Leave out the pictures and reproduce all of the data exactly.
## Start SOURCE EXCERPT
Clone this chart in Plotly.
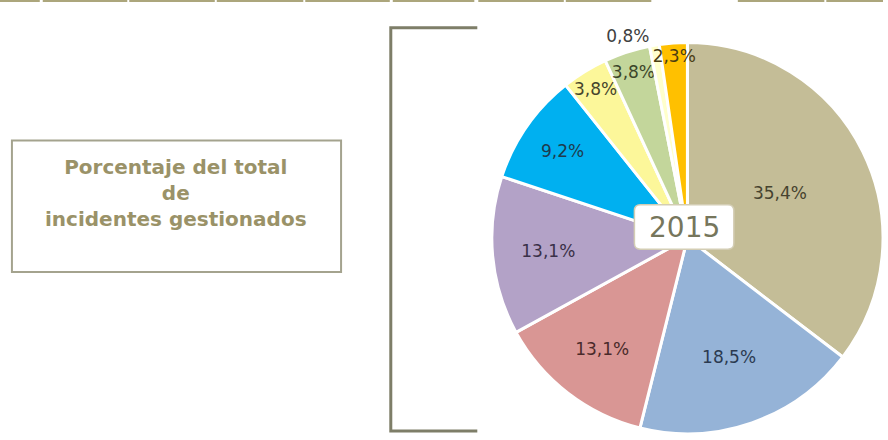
import plotly.graph_objects as go

# ---- data ----
categories = ["A", "B", "C", "D", "E", "F", "G", "H", "I"]
values = [35.4, 18.5, 13.1, 13.1, 9.2, 3.8, 3.8, 0.8, 2.3]
year_label = "2015"
box_lines = ["Porcentaje del total", "de", "incidentes gestionados"]

# ---- styles ----
slice_colors = ["#C4BD97", "#95B3D7", "#D99694", "#B3A2C7", "#00B0F0",
                "#FCF79A", "#C3D69B", "#FFFFCC", "#FFC000"]
label_colors = ["#46432F", "#2B3A50", "#4A2A2A", "#3A3048", "#1E3B4E",
                "#46452C", "#3C462A", "#404040", "#4A3C12"]
text_pos = ["inside"] * 7 + ["outside", "inside"]

W, H = 888, 440


def px(x):
    return x / W


def py(y):
    return 1 - y / H


fig = go.Figure()
fig.add_trace(go.Pie(
    labels=categories,
    values=values,
    sort=False,
    direction="clockwise",
    rotation=0,
    marker=dict(colors=slice_colors, line=dict(color="white", width=3)),
    texttemplate="%{value:.1f}%",
    textposition=text_pos,
    insidetextorientation="horizontal",
    textfont=dict(family="DejaVu Sans", size=17, color=label_colors),
    outsidetextfont=dict(family="DejaVu Sans", size=17, color="#404040"),
    domain=dict(x=[0.557, 1.0], y=[0.0, 0.905]),
    hoverinfo="skip",
    showlegend=False,
))

shapes = []
# top table strip
for x0, x1 in [(0, 40), (43, 128), (130, 216), (218, 305), (307, 392),
               (395, 477), (481, 567), (569, 655), (742, 829), (831, 888)]:
    shapes.append(dict(type="rect", xref="paper", yref="paper",
                       x0=px(x0), x1=px(x1), y0=py(2), y1=py(0),
                       line=dict(width=0), fillcolor="#ACA67C"))
# left text box
shapes.append(dict(type="rect", xref="paper", yref="paper",
                   x0=px(12), x1=px(343), y0=py(275), y1=py(142),
                   line=dict(color="#A4A38E", width=2), fillcolor="white"))
# bracket
shapes.append(dict(type="path", xref="paper", yref="paper",
                   path=f"M {px(480)},{py(28)} L {px(393)},{py(28)} L {px(393)},{py(436)} L {px(480)},{py(436)}",
                   line=dict(color="#7E7E68", width=3)))
# rounded box behind the year
bx0, bx1, by0, by1, r = 638, 738, 207, 252, 6
rx, ry = r / W, r / H
path = (f"M {px(bx0)+rx},{py(by0)} L {px(bx1)-rx},{py(by0)} "
        f"Q {px(bx1)},{py(by0)} {px(bx1)},{py(by0)-ry} "
        f"L {px(bx1)},{py(by1)+ry} Q {px(bx1)},{py(by1)} {px(bx1)-rx},{py(by1)} "
        f"L {px(bx0)+rx},{py(by1)} Q {px(bx0)},{py(by1)} {px(bx0)},{py(by1)+ry} "
        f"L {px(bx0)},{py(by0)-ry} Q {px(bx0)},{py(by0)} {px(bx0)+rx},{py(by0)} Z")
shapes.append(dict(type="path", xref="paper", yref="paper", path=path,
                   line=dict(color="#D3CDB4", width=1.5), fillcolor="white",
                   layer="above"))

annotations = [
    dict(text="<br>".join(box_lines), xref="paper", yref="paper",
         x=px(177), y=py(195), xanchor="center", yanchor="middle",
         showarrow=False, align="center",
         font=dict(family="DejaVu Sans", size=20, color="#9A9268", weight="bold")),
    dict(text=year_label, xref="paper", yref="paper",
         x=px(688), y=py(230), xanchor="center", yanchor="middle",
         showarrow=False,
         font=dict(family="DejaVu Sans", size=28, color="#76765C")),
]

fig.update_layout(
    width=W, height=H,
    margin=dict(l=0, r=0, t=0, b=0),
    paper_bgcolor="white", plot_bgcolor="white",
    separators=",.",
    uniformtext=dict(minsize=17, mode="show"),
    shapes=shapes,
    annotations=annotations,
)

fig.write_html("out.html")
## End SOURCE EXCERPT
● TASK SOLUTION
Clone this chart in Plotly.
import plotly.graph_objects as go

# ---- data ----
categories = ["A", "B", "C", "D", "E", "F", "G", "H", "I"]
values = [35.4, 18.5, 13.1, 13.1, 9.2, 3.8, 3.8, 0.8, 2.3]
year_label = "2015"
box_lines = ["Porcentaje del total", "de", "incidentes gestionados"]

# ---- styles ----
slice_colors = ["#C4BD97", "#95B3D7", "#D99694", "#B3A2C7", "#00B0F0",
                "#FCF79A", "#C3D69B", "#FFFFCC", "#FFC000"]
label_colors = ["#46432F", "#2B3A50", "#4A2A2A", "#3A3048", "#1E3B4E",
                "#46452C", "#3C462A", "#404040", "#4A3C12"]
text_pos = ["inside"] * 7 + ["outside", "inside"]

W, H = 888, 440


def px(x):
    return x / W


def py(y):
    return 1 - y / H


fig = go.Figure()
fig.add_trace(go.Pie(
    labels=categories,
    values=values,
    sort=False,
    direction="clockwise",
    rotation=0,
    marker=dict(colors=slice_colors, line=dict(color="white", width=3)),
    texttemplate="%{value:.1f}%",
    textposition=text_pos,
    insidetextorientation="horizontal",
    textfont=dict(family="DejaVu Sans", size=17, color=label_colors),
    outsidetextfont=dict(family="DejaVu Sans", size=17, color="#404040"),
    domain=dict(x=[0.557, 1.0], y=[0.0, 0.905]),
    hoverinfo="skip",
    showlegend=False,
))

shapes = []
# top table strip
for x0, x1 in [(0, 40), (43, 128), (130, 216), (218, 305), (307, 392),
               (395, 477), (481, 567), (569, 655), (742, 829), (831, 888)]:
    shapes.append(dict(type="rect", xref="paper", yref="paper",
                       x0=px(x0), x1=px(x1), y0=py(2), y1=py(0),
                       line=dict(width=0), fillcolor="#ACA67C"))
# left text box
shapes.append(dict(type="rect", xref="paper", yref="paper",
                   x0=px(12), x1=px(343), y0=py(275), y1=py(142),
                   line=dict(color="#A4A38E", width=2), fillcolor="white"))
# bracket
shapes.append(dict(type="path", xref="paper", yref="paper",
                   path=f"M {px(480)},{py(28)} L {px(393)},{py(28)} L {px(393)},{py(436)} L {px(480)},{py(436)}",
                   line=dict(color="#7E7E68", width=3)))
# rounded box behind the year
bx0, bx1, by0, by1, r = 638, 738, 207, 252, 6
rx, ry = r / W, r / H
path = (f"M {px(bx0)+rx},{py(by0)} L {px(bx1)-rx},{py(by0)} "
        f"Q {px(bx1)},{py(by0)} {px(bx1)},{py(by0)-ry} "
        f"L {px(bx1)},{py(by1)+ry} Q {px(bx1)},{py(by1)} {px(bx1)-rx},{py(by1)} "
        f"L {px(bx0)+rx},{py(by1)} Q {px(bx0)},{py(by1)} {px(bx0)},{py(by1)+ry} "
        f"L {px(bx0)},{py(by0)-ry} Q {px(bx0)},{py(by0)} {px(bx0)+rx},{py(by0)} Z")
shapes.append(dict(type="path", xref="paper", yref="paper", path=path,
                   line=dict(color="#D3CDB4", width=1.5), fillcolor="white",
                   layer="above"))

annotations = [
    dict(text="<br>".join(box_lines), xref="paper", yref="paper",
         x=px(177), y=py(195), xanchor="center", yanchor="middle",
         showarrow=False, align="center",
         font=dict(family="DejaVu Sans", size=20, color="#9A9268", weight="bold")),
    dict(text=year_label, xref="paper", yref="paper",
         x=px(688), y=py(230), xanchor="center", yanchor="middle",
         showarrow=False,
         font=dict(family="DejaVu Sans", size=28, color="#76765C")),
]

fig.update_layout(
    width=W, height=H,
    margin=dict(l=0, r=0, t=0, b=0),
    paper_bgcolor="white", plot_bgcolor="white",
    separators=",.",
    uniformtext=dict(minsize=17, mode="show"),
    shapes=shapes,
    annotations=annotations,
)

fig.write_html("out.html")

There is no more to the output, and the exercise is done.